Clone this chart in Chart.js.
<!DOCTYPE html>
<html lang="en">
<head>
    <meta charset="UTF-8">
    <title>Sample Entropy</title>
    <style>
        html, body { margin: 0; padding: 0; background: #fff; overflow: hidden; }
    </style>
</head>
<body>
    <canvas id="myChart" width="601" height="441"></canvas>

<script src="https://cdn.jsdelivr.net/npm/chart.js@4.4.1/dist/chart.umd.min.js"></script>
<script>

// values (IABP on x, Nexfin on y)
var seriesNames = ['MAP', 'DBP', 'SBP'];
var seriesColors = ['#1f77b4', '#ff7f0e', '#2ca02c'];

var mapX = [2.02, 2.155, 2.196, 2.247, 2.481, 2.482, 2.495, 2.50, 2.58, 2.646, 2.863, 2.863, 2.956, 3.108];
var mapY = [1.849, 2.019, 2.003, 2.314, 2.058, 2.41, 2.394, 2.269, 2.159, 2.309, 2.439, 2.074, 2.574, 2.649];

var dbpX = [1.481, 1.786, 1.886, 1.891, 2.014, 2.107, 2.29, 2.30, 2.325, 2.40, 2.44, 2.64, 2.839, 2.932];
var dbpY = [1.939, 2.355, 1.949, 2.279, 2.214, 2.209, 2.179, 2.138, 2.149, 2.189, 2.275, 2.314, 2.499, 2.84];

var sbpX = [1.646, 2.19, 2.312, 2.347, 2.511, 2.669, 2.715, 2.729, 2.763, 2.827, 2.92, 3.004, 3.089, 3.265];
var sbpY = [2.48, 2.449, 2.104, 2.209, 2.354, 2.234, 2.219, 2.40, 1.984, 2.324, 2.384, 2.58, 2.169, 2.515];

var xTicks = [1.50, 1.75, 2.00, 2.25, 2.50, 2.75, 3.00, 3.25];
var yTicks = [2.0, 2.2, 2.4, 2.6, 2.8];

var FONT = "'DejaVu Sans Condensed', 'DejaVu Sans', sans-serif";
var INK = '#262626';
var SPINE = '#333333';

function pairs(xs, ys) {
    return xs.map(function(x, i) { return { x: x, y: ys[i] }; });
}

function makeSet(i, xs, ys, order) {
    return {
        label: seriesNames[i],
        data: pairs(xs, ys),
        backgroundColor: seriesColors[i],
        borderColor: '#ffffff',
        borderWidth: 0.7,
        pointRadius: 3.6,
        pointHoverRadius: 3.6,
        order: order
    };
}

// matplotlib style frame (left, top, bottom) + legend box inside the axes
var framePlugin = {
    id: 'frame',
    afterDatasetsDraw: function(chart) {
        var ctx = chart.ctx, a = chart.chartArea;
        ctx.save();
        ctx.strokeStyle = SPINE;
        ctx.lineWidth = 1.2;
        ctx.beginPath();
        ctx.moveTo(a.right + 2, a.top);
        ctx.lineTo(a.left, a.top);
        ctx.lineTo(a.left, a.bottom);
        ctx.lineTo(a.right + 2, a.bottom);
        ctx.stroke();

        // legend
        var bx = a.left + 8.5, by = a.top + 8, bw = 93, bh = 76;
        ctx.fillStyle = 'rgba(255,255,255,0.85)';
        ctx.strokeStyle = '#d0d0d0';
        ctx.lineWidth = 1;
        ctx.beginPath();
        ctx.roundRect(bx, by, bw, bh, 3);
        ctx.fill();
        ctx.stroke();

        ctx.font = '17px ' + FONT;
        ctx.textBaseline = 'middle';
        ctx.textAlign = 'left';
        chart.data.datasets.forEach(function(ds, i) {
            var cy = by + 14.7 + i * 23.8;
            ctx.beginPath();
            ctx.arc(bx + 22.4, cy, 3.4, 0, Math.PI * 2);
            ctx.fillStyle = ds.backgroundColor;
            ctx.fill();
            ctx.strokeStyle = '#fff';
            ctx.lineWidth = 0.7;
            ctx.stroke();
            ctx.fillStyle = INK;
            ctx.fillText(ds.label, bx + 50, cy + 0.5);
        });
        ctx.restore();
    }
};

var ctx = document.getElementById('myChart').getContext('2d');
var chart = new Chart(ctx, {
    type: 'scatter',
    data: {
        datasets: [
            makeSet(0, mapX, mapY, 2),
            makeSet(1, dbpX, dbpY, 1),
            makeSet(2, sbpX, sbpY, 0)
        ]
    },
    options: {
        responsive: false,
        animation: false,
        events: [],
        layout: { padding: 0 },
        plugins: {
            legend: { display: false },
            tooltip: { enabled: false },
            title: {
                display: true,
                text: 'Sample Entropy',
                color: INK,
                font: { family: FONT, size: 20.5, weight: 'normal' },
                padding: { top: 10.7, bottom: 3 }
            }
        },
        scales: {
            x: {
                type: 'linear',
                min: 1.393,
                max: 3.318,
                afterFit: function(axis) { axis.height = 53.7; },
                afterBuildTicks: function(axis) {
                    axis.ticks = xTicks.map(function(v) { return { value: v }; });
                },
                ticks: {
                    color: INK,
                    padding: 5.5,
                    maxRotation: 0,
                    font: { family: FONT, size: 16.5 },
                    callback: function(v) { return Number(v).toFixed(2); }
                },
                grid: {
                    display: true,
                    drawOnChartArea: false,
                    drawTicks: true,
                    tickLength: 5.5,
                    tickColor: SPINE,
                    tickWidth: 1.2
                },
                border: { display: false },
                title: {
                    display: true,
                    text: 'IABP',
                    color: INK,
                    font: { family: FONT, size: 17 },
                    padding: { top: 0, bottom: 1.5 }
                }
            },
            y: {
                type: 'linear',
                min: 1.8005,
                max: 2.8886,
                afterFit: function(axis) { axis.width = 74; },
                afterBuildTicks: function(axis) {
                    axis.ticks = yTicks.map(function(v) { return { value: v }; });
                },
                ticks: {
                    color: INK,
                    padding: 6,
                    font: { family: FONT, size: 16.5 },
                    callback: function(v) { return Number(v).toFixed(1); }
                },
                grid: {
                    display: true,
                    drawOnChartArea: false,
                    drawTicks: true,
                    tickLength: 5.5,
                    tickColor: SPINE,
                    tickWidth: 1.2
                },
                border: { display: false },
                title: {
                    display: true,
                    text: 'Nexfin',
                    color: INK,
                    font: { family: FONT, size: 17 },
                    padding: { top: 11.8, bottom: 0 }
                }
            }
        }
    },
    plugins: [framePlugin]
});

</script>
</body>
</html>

----

### Written problem
Reproduce the listing in full. Keep it exactly as written.

### Solved problem
Clone this chart in Chart.js.
<!DOCTYPE html>
<html lang="en">
<head>
    <meta charset="UTF-8">
    <title>Sample Entropy</title>
    <style>
        html, body { margin: 0; padding: 0; background: #fff; overflow: hidden; }
    </style>
</head>
<body>
    <canvas id="myChart" width="601" height="441"></canvas>

<script src="https://cdn.jsdelivr.net/npm/chart.js@4.4.1/dist/chart.umd.min.js"></script>
<script>

// values (IABP on x, Nexfin on y)
var seriesNames = ['MAP', 'DBP', 'SBP'];
var seriesColors = ['#1f77b4', '#ff7f0e', '#2ca02c'];

var mapX = [2.02, 2.155, 2.196, 2.247, 2.481, 2.482, 2.495, 2.50, 2.58, 2.646, 2.863, 2.863, 2.956, 3.108];
var mapY = [1.849, 2.019, 2.003, 2.314, 2.058, 2.41, 2.394, 2.269, 2.159, 2.309, 2.439, 2.074, 2.574, 2.649];

var dbpX = [1.481, 1.786, 1.886, 1.891, 2.014, 2.107, 2.29, 2.30, 2.325, 2.40, 2.44, 2.64, 2.839, 2.932];
var dbpY = [1.939, 2.355, 1.949, 2.279, 2.214, 2.209, 2.179, 2.138, 2.149, 2.189, 2.275, 2.314, 2.499, 2.84];

var sbpX = [1.646, 2.19, 2.312, 2.347, 2.511, 2.669, 2.715, 2.729, 2.763, 2.827, 2.92, 3.004, 3.089, 3.265];
var sbpY = [2.48, 2.449, 2.104, 2.209, 2.354, 2.234, 2.219, 2.40, 1.984, 2.324, 2.384, 2.58, 2.169, 2.515];

var xTicks = [1.50, 1.75, 2.00, 2.25, 2.50, 2.75, 3.00, 3.25];
var yTicks = [2.0, 2.2, 2.4, 2.6, 2.8];

var FONT = "'DejaVu Sans Condensed', 'DejaVu Sans', sans-serif";
var INK = '#262626';
var SPINE = '#333333';

function pairs(xs, ys) {
    return xs.map(function(x, i) { return { x: x, y: ys[i] }; });
}

function makeSet(i, xs, ys, order) {
    return {
        label: seriesNames[i],
        data: pairs(xs, ys),
        backgroundColor: seriesColors[i],
        borderColor: '#ffffff',
        borderWidth: 0.7,
        pointRadius: 3.6,
        pointHoverRadius: 3.6,
        order: order
    };
}

// matplotlib style frame (left, top, bottom) + legend box inside the axes
var framePlugin = {
    id: 'frame',
    afterDatasetsDraw: function(chart) {
        var ctx = chart.ctx, a = chart.chartArea;
        ctx.save();
        ctx.strokeStyle = SPINE;
        ctx.lineWidth = 1.2;
        ctx.beginPath();
        ctx.moveTo(a.right + 2, a.top);
        ctx.lineTo(a.left, a.top);
        ctx.lineTo(a.left, a.bottom);
        ctx.lineTo(a.right + 2, a.bottom);
        ctx.stroke();

        // legend
        var bx = a.left + 8.5, by = a.top + 8, bw = 93, bh = 76;
        ctx.fillStyle = 'rgba(255,255,255,0.85)';
        ctx.strokeStyle = '#d0d0d0';
        ctx.lineWidth = 1;
        ctx.beginPath();
        ctx.roundRect(bx, by, bw, bh, 3);
        ctx.fill();
        ctx.stroke();

        ctx.font = '17px ' + FONT;
        ctx.textBaseline = 'middle';
        ctx.textAlign = 'left';
        chart.data.datasets.forEach(function(ds, i) {
            var cy = by + 14.7 + i * 23.8;
            ctx.beginPath();
            ctx.arc(bx + 22.4, cy, 3.4, 0, Math.PI * 2);
            ctx.fillStyle = ds.backgroundColor;
            ctx.fill();
            ctx.strokeStyle = '#fff';
            ctx.lineWidth = 0.7;
            ctx.stroke();
            ctx.fillStyle = INK;
            ctx.fillText(ds.label, bx + 50, cy + 0.5);
        });
        ctx.restore();
    }
};

var ctx = document.getElementById('myChart').getContext('2d');
var chart = new Chart(ctx, {
    type: 'scatter',
    data: {
        datasets: [
            makeSet(0, mapX, mapY, 2),
            makeSet(1, dbpX, dbpY, 1),
            makeSet(2, sbpX, sbpY, 0)
        ]
    },
    options: {
        responsive: false,
        animation: false,
        events: [],
        layout: { padding: 0 },
        plugins: {
            legend: { display: false },
            tooltip: { enabled: false },
            title: {
                display: true,
                text: 'Sample Entropy',
                color: INK,
                font: { family: FONT, size: 20.5, weight: 'normal' },
                padding: { top: 10.7, bottom: 3 }
            }
        },
        scales: {
            x: {
                type: 'linear',
                min: 1.393,
                max: 3.318,
                afterFit: function(axis) { axis.height = 53.7; },
                afterBuildTicks: function(axis) {
                    axis.ticks = xTicks.map(function(v) { return { value: v }; });
                },
                ticks: {
                    color: INK,
                    padding: 5.5,
                    maxRotation: 0,
                    font: { family: FONT, size: 16.5 },
                    callback: function(v) { return Number(v).toFixed(2); }
                },
                grid: {
                    display: true,
                    drawOnChartArea: false,
                    drawTicks: true,
                    tickLength: 5.5,
                    tickColor: SPINE,
                    tickWidth: 1.2
                },
                border: { display: false },
                title: {
                    display: true,
                    text: 'IABP',
                    color: INK,
                    font: { family: FONT, size: 17 },
                    padding: { top: 0, bottom: 1.5 }
                }
            },
            y: {
                type: 'linear',
                min: 1.8005,
                max: 2.8886,
                afterFit: function(axis) { axis.width = 74; },
                afterBuildTicks: function(axis) {
                    axis.ticks = yTicks.map(function(v) { return { value: v }; });
                },
                ticks: {
                    color: INK,
                    padding: 6,
                    font: { family: FONT, size: 16.5 },
                    callback: function(v) { return Number(v).toFixed(1); }
                },
                grid: {
                    display: true,
                    drawOnChartArea: false,
                    drawTicks: true,
                    tickLength: 5.5,
                    tickColor: SPINE,
                    tickWidth: 1.2
                },
                border: { display: false },
                title: {
                    display: true,
                    text: 'Nexfin',
                    color: INK,
                    font: { family: FONT, size: 17 },
                    padding: { top: 11.8, bottom: 0 }
                }
            }
        }
    },
    plugins: [framePlugin]
});

</script>
</body>
</html>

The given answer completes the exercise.